The website has 400 visitors a day and has published some 2,000 comic book stories to date. But creating such a Web platform is only the beginning, its founders say. The site uses a kind of streaming technology to display its comic strips and this means that the comics must be read directly from the site, and can’t be shared, reposted, or transferred to other devises like tablets, smart phones, or e-readers. While novels have the e-book, comic books do not yet have a digital equivalent, and so developing a digital format that will be adopted as a standard by the industry is Grandpapier.org’s next big thing.

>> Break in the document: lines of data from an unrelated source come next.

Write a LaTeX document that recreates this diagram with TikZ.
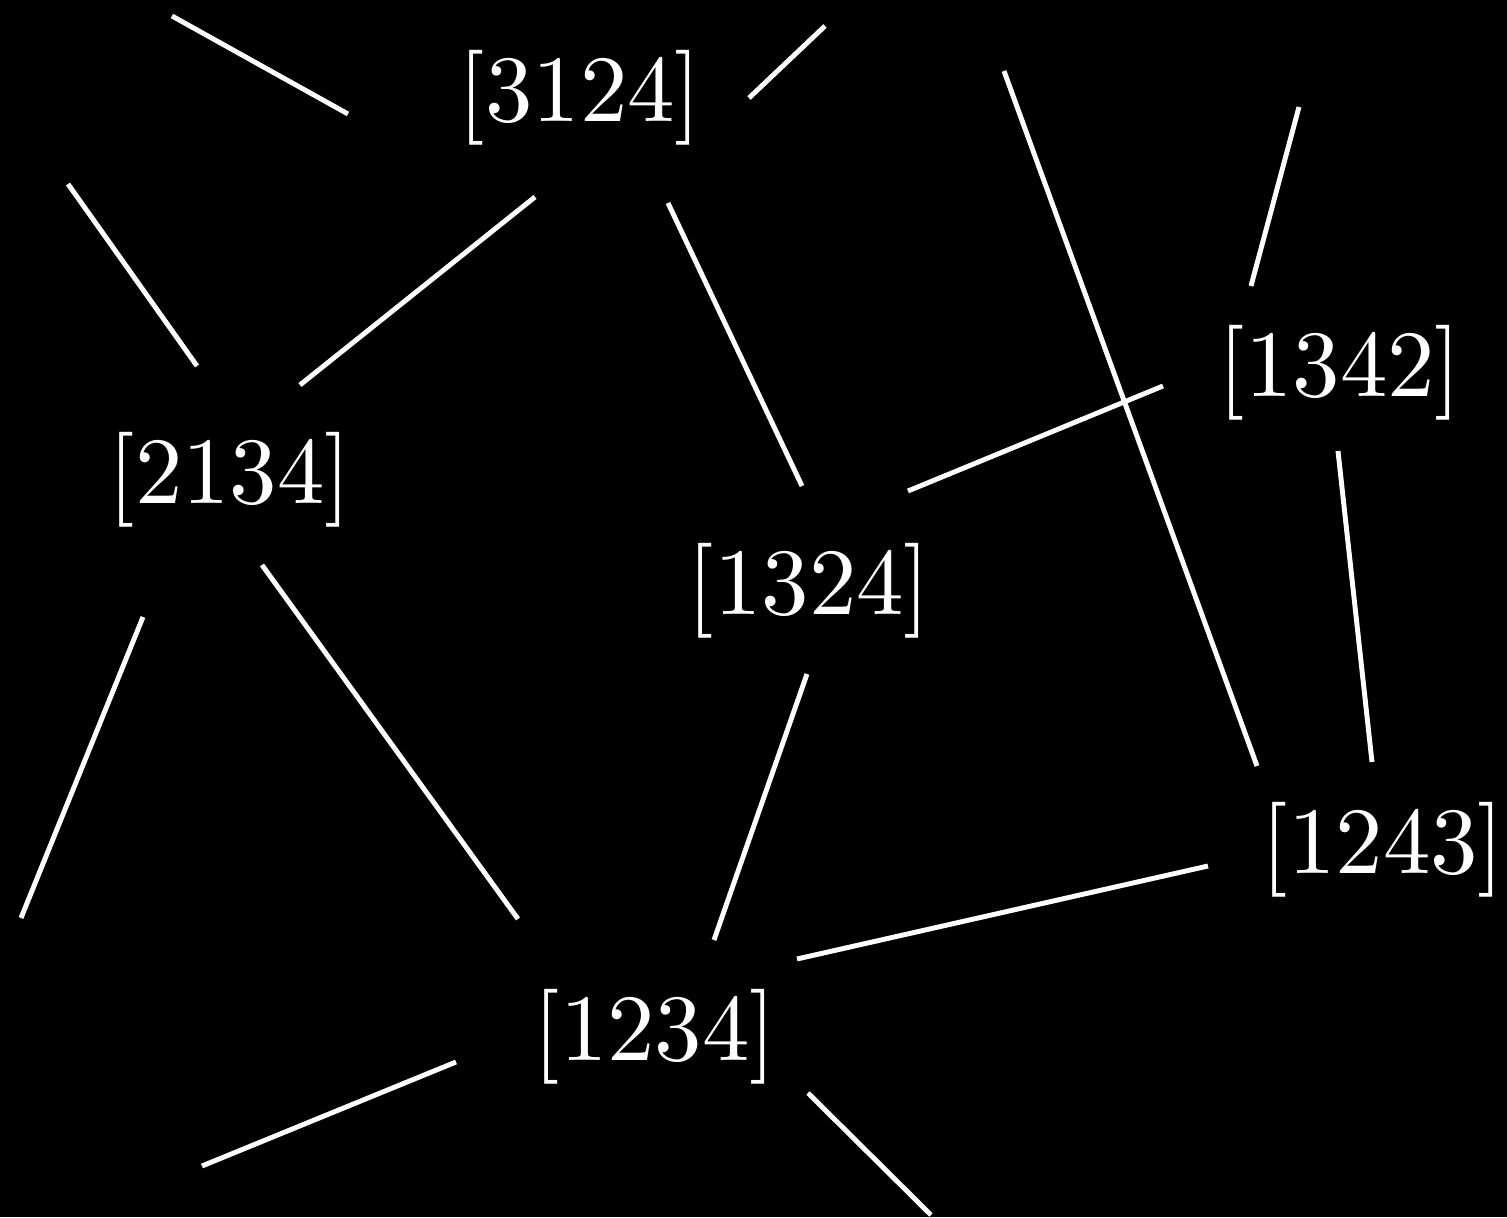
\documentclass[tikz,border=0pt]{standalone}
\usepackage{fontspec}
\usepackage{tikz}
\newfontfamily\permfont{lmroman10-regular}[Extension=.otf]

\begin{document}
\begin{tikzpicture}[x=0.1mm, y=-0.1mm,
    perm/.style={text=white, inner sep=0pt, font=\permfont\fontsize{27}{32}\selectfont},
    aresta/.style={draw=white, line width=1.4pt}]
  \fill[black] (0,0) rectangle (1507,1217);
  % vertices
  \node[perm] (n3124) at (580,98) {[3124]};
  \node[perm] (n2134) at (230,480) {[2134]};
  \node[perm] (n1342) at (1340,373) {[1342]};
  \node[perm] (n1324) at (809,591) {[1324]};
  \node[perm] (n1243) at (1383,850) {[1243]};
  \node[perm] (n1234) at (655,1037) {[1234]};
  % edges leaving the picture
  \coordinate (o1) at (1004,71);
  \coordinate (o2) at (1299,107);
  \coordinate (o3) at (825,26);
  \coordinate (o4) at (172,16);
  \coordinate (o5) at (68,184);
  \coordinate (o6) at (21,918);
  \coordinate (o7) at (202,1166);
  \coordinate (o8) at (931,1215);
  \draw[aresta] ([shift={(-45,99)}]n3124.center) -- ([shift={(70,-95)}]n2134.center);
  \draw[aresta] ([shift={(88,105)}]n3124.center) -- ([shift={(-7,-105)}]n1324.center);
  \draw[aresta] ([shift={(32,85)}]n2134.center) -- ([shift={(-137,-118)}]n1234.center);
  \draw[aresta] ([shift={(-2,83)}]n1324.center) -- ([shift={(59,-97)}]n1234.center);
  \draw[aresta] ([shift={(99,-100)}]n1324.center) -- ([shift={(-177,13)}]n1342.center);
  \draw[aresta] ([shift={(-2,78)}]n1342.center) -- ([shift={(-11,-88)}]n1243.center);
  \draw[aresta] ([shift={(142,-78)}]n1234.center) -- ([shift={(-175,16)}]n1243.center);
  \draw[aresta] ([shift={(-126,-84)}]n1243.center) -- (o1);
  \draw[aresta] ([shift={(-89,-87)}]n1342.center) -- (o2);
  \draw[aresta] ([shift={(169,0)}]n3124.center) -- (o3);
  \draw[aresta] ([shift={(-232,16)}]n3124.center) -- (o4);
  \draw[aresta] ([shift={(-33,-114)}]n2134.center) -- (o5);
  \draw[aresta] ([shift={(-87,137)}]n2134.center) -- (o6);
  \draw[aresta] ([shift={(-199,25)}]n1234.center) -- (o7);
  \draw[aresta] ([shift={(153,56)}]n1234.center) -- (o8);
\end{tikzpicture}
\end{document}
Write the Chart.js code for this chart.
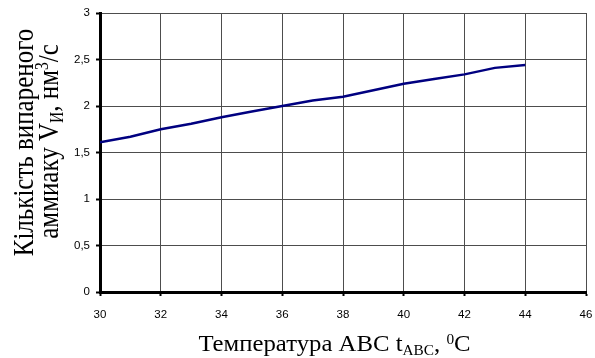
<!DOCTYPE html>
<html>
<head>
<meta charset="utf-8">
<script src="https://cdn.jsdelivr.net/npm/chart.js@4/dist/chart.umd.min.js"></script>
<style>
  html, body { margin: 0; padding: 0; background: #fff; }
  #wrap { position: relative; width: 595px; height: 358px; overflow: hidden; }
  canvas { position: absolute; left: 0; top: 0; }
  .ttl { position: absolute; left: 0; top: 0; transform-origin: 0 0; white-space: nowrap;
         font-family: "Liberation Serif", "Times New Roman", serif; line-height: 28px; color: #000; }
  #xt { font-size: 22.5px; }
  #yt1, #yt2 { font-size: 25px; }
  .sub { font-size: 0.62em; position: relative; top: 0.28em; line-height: 0; }
  .sup { font-size: 0.62em; position: relative; top: -0.5em; line-height: 0; }
</style>
</head>
<body>
<div id="wrap">
  <canvas id="c" width="595" height="358"></canvas>
  <div class="ttl" id="xt">Температура АВС t<span class="sub">АВС</span>, <span class="sup">0</span>С</div>
  <div class="ttl" id="yt1">Кількість випареного</div>
  <div class="ttl" id="yt2">аммиаку V<span class="sub">И</span>, нм<span class="sup">3</span>/с</div>
</div>
<script>
// Data
const temperatures = [30, 31, 32, 33, 34, 35, 36, 37, 38, 39, 40, 41, 42, 43, 44];
const ammoniaValues = [1.61, 1.67, 1.75, 1.81, 1.88, 1.94, 2.00, 2.06, 2.10, 2.17, 2.24, 2.29, 2.34, 2.41, 2.44];
const xTickValues = [30, 32, 34, 36, 38, 40, 42, 44, 46];
const yTickValues = [0, 0.5, 1, 1.5, 2, 2.5, 3];

const points = temperatures.map((t, i) => ({ x: t, y: ammoniaValues[i] }));

// Title placement (rotated / stretched like the reference)
function place(id, cx, cy, sx, rot) {
  const el = document.getElementById(id);
  el.style.transform = `translate(${cx}px, ${cy}px) scaleX(${sx}) ${rot ? 'rotate(-90deg)' : ''} translate(-50%, -50%)`;
}
place('xt', 334.5, 344.4, 1.1, false);
place('yt1', 23.4, 142.5, 1.2, true);
place('yt2', 48.4, 141.5, 1.2, true);

const tickFont = { family: "'Liberation Sans', Arial, sans-serif", size: 11.5 };

new Chart(document.getElementById('c'), {
  type: 'line',
  data: {
    datasets: [{
      data: points,
      borderColor: '#000080',
      borderWidth: 2.5,
      pointRadius: 0,
      tension: 0,
      fill: false
    }]
  },
  options: {
    responsive: false,
    animation: false,
    layout: { padding: { top: 13, right: 9, left: 0, bottom: 0 } },
    plugins: { legend: { display: false }, tooltip: { enabled: false } },
    scales: {
      x: {
        type: 'linear',
        min: xTickValues[0],
        max: xTickValues[xTickValues.length - 1],
        afterBuildTicks: (s) => { s.ticks = xTickValues.map(v => ({ value: v })); },
        afterFit: (s) => { s.height = 66; s.paddingLeft = 0; s.paddingRight = 0; },
        ticks: { color: '#000', font: tickFont, padding: 12, maxRotation: 0 },
        grid: { color: '#4d4d4d', lineWidth: 1, tickLength: 4, tickColor: '#000', tickWidth: 2 },
        border: { display: true, color: '#000', width: 3 }
      },
      y: {
        min: yTickValues[0],
        max: yTickValues[yTickValues.length - 1],
        afterBuildTicks: (s) => { s.ticks = yTickValues.map(v => ({ value: v })); },
        afterFit: (s) => { s.width = 100; s.paddingTop = 0; s.paddingBottom = 0; },
        ticks: {
          color: '#000', font: tickFont, padding: 6,
          callback: (v) => String(v).replace('.', ',')
        },
        grid: { color: '#4d4d4d', lineWidth: 1, tickLength: 4, tickColor: '#000', tickWidth: 2 },
        border: { display: true, color: '#000', width: 3 }
      }
    }
  }
});
</script>
</body>
</html>
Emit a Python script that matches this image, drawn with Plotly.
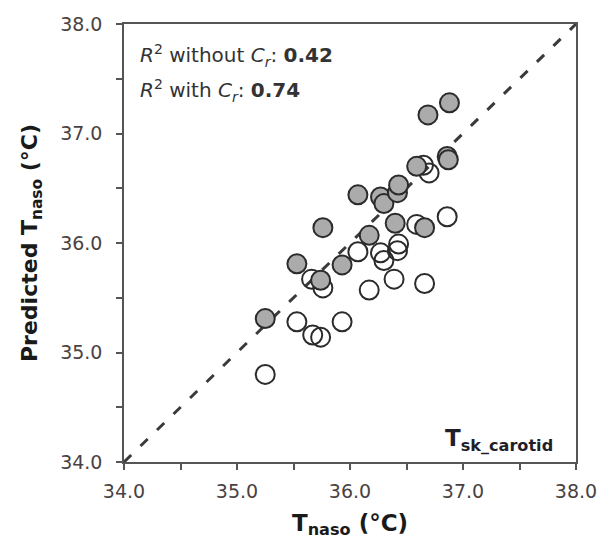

“We are trying to see how we can automatically generate digital formats from comic stories posted to our site,” says Grandpapier.org founder Sacha Goerg. “That way people can either go on Grandpapier.org to read a comic or download a comic book as an e-comic.”
...and going Hollywood
To bolster their bottom line, many of the publishers have adopted the policy of simply creating more and more titles a year in a bid to slow the decline of overall sales. Some publishers, like Casterman (a Belgian comic book imprint of French publishing giant Flammarion), have adopted the strategy of focusing on core titles, like Tintin.
“Our strategy is to open new revenue streams and generate new readers by working with other industries, such as Hollywood,” says Jean-Philippe Thivet, Casterman’s head of marketing. While Steven Spielberg’s 2011 film of Tintin didn’t bring direct revenues to Casterman, it served as a valuable opportunity to bump up book sales. “The film repositioned Tintin as No. 1 in sales,” says Mr. Thivet.
“We managed to convince Tintin fans to complete their collections of the books," he adds, "but we also managed, through the film, to gain a new readership, and to put Tintin back in the hands of kids again and this is great news.”